## BEGIN COLLECTED DATA
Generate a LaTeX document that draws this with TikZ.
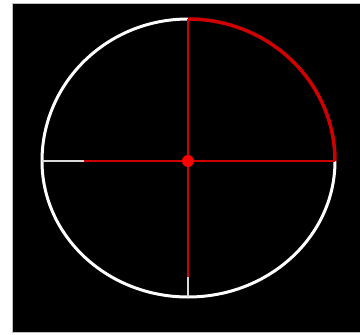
\documentclass[tikz,border=0pt]{standalone}
\begin{document}
\begin{tikzpicture}[x=1pt,y=-1pt,
  rim/.style={draw=white,line width=3pt},
  redline/.style={draw=red!82!black,line width=2.4pt},
  redarc/.style={draw=red!82!black,line width=3.5pt},
  stub/.style={draw=white!85!black,line width=2pt}]
\useasboundingbox (0,0) rectangle (360,335);
\fill[white] (0,0) rectangle (360,335);
\draw[fill=black,draw=gray!50,line width=1pt] (13,3.5) rectangle (361,332.5);
\coordinate (c) at (188,161);
\coordinate (t) at (188,19);
\coordinate (b) at (188,297);
\coordinate (l) at (42,161);
\coordinate (r) at (335,161);
\coordinate (hl) at (84,161);
\coordinate (vb) at (188,277);
% rim
\draw[rim] (t) arc[start angle=-90,end angle=-180,x radius=146,y radius=142];
\draw[rim] (l) arc[start angle=180,end angle=90,x radius=146,y radius=136];
\draw[rim] (b) arc[start angle=90,end angle=0,x radius=147,y radius=136];
\draw[redarc] (r) arc[start angle=0,end angle=-90,x radius=147,y radius=142];
% stubs
\draw[stub] (l) -- (hl);
\draw[stub] (vb) -- (b);
% red cross
\draw[redline] (hl) -- (r);
\draw[redline] (t) -- (vb);
\fill[red] (c) circle[radius=6];
\end{tikzpicture}
\end{document}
## END COLLECTED DATA
*TASK OBJECTIVE*
Repeat the listing in full and exactly. Leave any pictures out.

*FINISHED TASK*
Generate a LaTeX document that draws this with TikZ.
\documentclass[tikz,border=0pt]{standalone}
\begin{document}
\begin{tikzpicture}[x=1pt,y=-1pt,
  rim/.style={draw=white,line width=3pt},
  redline/.style={draw=red!82!black,line width=2.4pt},
  redarc/.style={draw=red!82!black,line width=3.5pt},
  stub/.style={draw=white!85!black,line width=2pt}]
\useasboundingbox (0,0) rectangle (360,335);
\fill[white] (0,0) rectangle (360,335);
\draw[fill=black,draw=gray!50,line width=1pt] (13,3.5) rectangle (361,332.5);
\coordinate (c) at (188,161);
\coordinate (t) at (188,19);
\coordinate (b) at (188,297);
\coordinate (l) at (42,161);
\coordinate (r) at (335,161);
\coordinate (hl) at (84,161);
\coordinate (vb) at (188,277);
% rim
\draw[rim] (t) arc[start angle=-90,end angle=-180,x radius=146,y radius=142];
\draw[rim] (l) arc[start angle=180,end angle=90,x radius=146,y radius=136];
\draw[rim] (b) arc[start angle=90,end angle=0,x radius=147,y radius=136];
\draw[redarc] (r) arc[start angle=0,end angle=-90,x radius=147,y radius=142];
% stubs
\draw[stub] (l) -- (hl);
\draw[stub] (vb) -- (b);
% red cross
\draw[redline] (hl) -- (r);
\draw[redline] (t) -- (vb);
\fill[red] (c) circle[radius=6];
\end{tikzpicture}
\end{document}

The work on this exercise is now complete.